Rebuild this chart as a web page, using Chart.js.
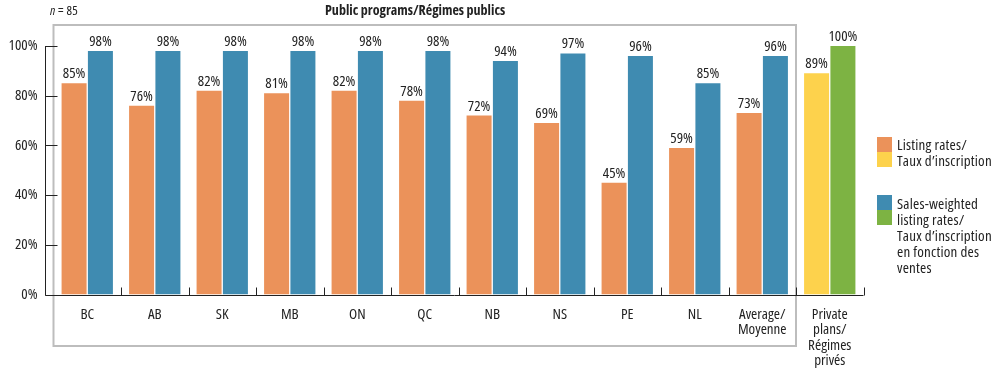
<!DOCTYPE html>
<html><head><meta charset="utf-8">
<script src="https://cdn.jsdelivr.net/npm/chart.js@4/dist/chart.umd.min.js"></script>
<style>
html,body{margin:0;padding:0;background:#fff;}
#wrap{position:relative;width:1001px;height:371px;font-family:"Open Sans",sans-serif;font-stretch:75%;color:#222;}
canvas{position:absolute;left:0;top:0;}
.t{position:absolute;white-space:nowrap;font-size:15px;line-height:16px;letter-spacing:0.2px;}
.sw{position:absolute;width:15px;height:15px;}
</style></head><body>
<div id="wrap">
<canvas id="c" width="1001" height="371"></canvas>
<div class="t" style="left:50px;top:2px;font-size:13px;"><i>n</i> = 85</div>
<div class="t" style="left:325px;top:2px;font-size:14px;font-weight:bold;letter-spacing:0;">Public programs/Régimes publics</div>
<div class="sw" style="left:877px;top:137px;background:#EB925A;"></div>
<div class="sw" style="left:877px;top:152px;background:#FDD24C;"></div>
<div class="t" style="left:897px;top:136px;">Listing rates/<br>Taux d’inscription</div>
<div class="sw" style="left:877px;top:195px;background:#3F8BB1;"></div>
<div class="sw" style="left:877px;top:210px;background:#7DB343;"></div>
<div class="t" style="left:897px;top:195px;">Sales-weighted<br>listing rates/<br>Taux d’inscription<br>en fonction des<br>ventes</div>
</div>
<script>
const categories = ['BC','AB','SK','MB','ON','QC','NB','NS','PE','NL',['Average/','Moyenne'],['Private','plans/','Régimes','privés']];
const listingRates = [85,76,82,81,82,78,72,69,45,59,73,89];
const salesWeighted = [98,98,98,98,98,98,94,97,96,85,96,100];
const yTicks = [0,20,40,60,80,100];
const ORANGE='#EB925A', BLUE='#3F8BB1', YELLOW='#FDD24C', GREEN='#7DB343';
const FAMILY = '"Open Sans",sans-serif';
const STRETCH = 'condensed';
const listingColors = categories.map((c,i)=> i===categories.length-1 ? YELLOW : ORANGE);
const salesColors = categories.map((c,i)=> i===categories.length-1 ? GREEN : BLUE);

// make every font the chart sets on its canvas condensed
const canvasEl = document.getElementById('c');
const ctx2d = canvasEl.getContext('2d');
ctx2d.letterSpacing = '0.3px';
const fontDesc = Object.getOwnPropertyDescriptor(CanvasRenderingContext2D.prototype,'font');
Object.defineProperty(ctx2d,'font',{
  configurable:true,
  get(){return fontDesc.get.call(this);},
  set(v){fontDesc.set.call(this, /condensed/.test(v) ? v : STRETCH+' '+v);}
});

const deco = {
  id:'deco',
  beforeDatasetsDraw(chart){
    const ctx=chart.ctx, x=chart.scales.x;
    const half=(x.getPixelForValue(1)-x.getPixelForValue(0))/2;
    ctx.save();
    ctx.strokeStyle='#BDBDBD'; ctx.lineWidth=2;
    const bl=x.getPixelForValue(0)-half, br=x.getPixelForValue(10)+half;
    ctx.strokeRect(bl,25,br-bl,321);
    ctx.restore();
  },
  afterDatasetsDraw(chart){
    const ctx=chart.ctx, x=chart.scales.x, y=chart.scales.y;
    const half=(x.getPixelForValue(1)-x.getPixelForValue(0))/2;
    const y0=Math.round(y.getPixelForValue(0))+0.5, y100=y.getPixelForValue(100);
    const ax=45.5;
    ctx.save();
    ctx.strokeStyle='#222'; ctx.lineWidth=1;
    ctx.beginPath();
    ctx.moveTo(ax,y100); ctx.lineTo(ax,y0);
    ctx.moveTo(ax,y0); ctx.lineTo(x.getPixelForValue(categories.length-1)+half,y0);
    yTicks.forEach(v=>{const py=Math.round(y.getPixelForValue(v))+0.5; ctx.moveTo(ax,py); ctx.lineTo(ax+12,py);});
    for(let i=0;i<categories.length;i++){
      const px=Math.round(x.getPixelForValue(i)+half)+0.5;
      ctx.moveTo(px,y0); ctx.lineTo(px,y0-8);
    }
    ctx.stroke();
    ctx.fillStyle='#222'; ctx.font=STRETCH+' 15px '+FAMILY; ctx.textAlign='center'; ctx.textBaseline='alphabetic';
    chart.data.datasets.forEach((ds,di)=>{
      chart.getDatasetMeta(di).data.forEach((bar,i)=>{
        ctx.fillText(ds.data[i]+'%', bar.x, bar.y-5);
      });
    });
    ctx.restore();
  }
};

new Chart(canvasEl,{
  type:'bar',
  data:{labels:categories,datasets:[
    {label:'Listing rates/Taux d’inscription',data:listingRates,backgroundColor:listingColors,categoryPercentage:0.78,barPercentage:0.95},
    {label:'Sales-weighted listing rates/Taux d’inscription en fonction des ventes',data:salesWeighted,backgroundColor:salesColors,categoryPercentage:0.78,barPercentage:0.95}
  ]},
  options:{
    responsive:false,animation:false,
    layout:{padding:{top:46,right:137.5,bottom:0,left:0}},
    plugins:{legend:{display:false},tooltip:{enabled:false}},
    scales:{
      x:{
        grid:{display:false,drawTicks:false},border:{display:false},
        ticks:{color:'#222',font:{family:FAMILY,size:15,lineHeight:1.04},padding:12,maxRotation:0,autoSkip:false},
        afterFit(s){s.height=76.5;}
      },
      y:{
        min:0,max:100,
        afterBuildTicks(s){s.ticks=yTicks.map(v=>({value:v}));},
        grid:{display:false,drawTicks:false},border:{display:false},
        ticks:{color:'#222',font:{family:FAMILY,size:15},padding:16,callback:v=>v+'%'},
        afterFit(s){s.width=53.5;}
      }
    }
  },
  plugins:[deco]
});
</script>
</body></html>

━━━━━━━━━━━━━━━━━━━━

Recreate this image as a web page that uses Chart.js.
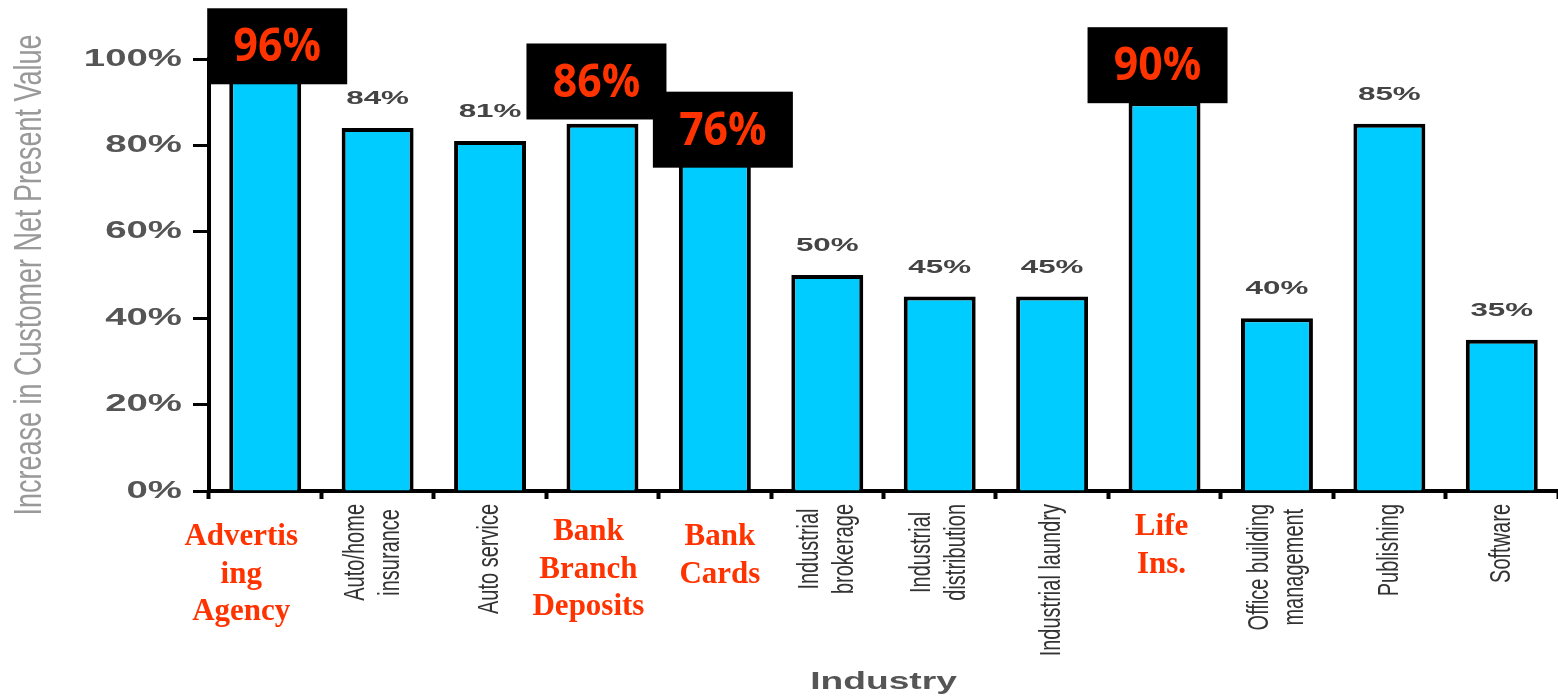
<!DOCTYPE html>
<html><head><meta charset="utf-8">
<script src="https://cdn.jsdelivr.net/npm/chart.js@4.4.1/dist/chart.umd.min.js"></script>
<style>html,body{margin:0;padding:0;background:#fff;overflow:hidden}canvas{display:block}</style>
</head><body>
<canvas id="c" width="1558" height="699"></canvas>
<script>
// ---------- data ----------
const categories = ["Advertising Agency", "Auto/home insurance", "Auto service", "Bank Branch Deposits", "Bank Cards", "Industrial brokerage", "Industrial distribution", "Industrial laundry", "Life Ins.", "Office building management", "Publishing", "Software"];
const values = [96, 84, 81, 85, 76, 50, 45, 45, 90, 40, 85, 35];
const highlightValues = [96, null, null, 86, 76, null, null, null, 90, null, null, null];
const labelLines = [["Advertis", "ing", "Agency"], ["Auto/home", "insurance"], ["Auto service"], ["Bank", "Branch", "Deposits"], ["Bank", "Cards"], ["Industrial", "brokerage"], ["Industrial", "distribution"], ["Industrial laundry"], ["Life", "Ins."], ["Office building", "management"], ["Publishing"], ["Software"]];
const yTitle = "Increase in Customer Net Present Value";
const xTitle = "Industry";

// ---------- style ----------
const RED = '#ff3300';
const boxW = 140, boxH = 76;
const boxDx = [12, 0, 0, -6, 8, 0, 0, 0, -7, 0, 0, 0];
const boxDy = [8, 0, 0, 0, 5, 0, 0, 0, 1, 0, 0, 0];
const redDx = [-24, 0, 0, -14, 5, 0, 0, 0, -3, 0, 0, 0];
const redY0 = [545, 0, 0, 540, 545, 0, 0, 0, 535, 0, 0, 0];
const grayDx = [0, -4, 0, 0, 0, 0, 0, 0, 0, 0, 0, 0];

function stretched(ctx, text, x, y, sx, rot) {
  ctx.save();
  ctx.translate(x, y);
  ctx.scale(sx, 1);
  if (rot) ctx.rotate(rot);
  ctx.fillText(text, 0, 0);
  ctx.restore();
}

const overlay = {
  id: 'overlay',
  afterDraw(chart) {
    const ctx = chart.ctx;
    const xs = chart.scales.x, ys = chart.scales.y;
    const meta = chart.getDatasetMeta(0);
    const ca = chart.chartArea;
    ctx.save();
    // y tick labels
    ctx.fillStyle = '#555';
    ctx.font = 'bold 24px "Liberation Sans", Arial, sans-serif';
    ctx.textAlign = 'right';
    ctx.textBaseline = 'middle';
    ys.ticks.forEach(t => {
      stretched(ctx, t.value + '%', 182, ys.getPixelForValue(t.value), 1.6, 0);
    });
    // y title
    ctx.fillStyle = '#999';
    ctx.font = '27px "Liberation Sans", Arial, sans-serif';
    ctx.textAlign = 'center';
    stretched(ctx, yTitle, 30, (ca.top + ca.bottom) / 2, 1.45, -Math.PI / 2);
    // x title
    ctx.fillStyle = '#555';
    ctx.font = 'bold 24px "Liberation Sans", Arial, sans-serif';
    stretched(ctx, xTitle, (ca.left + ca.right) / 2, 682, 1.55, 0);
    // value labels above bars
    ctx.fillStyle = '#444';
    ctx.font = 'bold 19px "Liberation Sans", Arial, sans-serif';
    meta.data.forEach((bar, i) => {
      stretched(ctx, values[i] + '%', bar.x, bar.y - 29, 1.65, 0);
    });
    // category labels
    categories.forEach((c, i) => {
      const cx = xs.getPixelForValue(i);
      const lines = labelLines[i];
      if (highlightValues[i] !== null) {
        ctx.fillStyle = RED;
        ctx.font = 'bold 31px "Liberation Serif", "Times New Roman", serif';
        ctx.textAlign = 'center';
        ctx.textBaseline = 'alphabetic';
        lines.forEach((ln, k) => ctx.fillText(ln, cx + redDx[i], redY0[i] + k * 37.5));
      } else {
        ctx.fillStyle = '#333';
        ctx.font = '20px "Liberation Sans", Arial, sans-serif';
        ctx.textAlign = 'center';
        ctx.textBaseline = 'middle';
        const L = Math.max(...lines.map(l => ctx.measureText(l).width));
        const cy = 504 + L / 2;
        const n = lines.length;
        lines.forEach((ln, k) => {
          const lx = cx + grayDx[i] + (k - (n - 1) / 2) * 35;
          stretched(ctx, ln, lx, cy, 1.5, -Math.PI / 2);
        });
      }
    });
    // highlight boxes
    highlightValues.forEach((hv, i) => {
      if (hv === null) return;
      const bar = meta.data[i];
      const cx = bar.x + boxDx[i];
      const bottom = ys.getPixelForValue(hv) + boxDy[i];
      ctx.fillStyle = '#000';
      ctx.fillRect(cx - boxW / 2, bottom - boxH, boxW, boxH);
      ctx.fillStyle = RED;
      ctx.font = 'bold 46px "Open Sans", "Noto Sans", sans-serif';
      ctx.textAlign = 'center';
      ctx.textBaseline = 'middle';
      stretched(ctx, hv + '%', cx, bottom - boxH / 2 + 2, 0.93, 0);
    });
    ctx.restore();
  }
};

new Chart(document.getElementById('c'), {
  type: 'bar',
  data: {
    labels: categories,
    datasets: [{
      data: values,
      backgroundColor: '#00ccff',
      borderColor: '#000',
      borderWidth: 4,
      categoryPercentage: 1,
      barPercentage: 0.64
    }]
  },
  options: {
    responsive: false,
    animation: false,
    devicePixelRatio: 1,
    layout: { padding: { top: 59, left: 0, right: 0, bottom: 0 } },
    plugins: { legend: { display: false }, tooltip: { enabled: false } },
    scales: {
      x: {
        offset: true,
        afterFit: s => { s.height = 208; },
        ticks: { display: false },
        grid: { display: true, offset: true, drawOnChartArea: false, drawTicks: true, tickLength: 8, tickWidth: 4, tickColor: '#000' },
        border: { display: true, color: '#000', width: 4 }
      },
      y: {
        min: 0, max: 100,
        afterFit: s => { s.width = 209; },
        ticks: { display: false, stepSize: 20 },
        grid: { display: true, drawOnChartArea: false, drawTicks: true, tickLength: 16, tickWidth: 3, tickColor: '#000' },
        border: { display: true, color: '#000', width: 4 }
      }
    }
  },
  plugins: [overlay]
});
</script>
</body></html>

━━━━━━━━━━━━━━━━━━━━

> Goal of the exercise: List each line of the entries that holds the string "this".

> Full solution:
Rebuild this chart as a web page, using Chart.js.
  get(){return fontDesc.get.call(this);},
  set(v){fontDesc.set.call(this, /condensed/.test(v) ? v : STRETCH+' '+v);}
Recreate this image as a web page that uses Chart.js.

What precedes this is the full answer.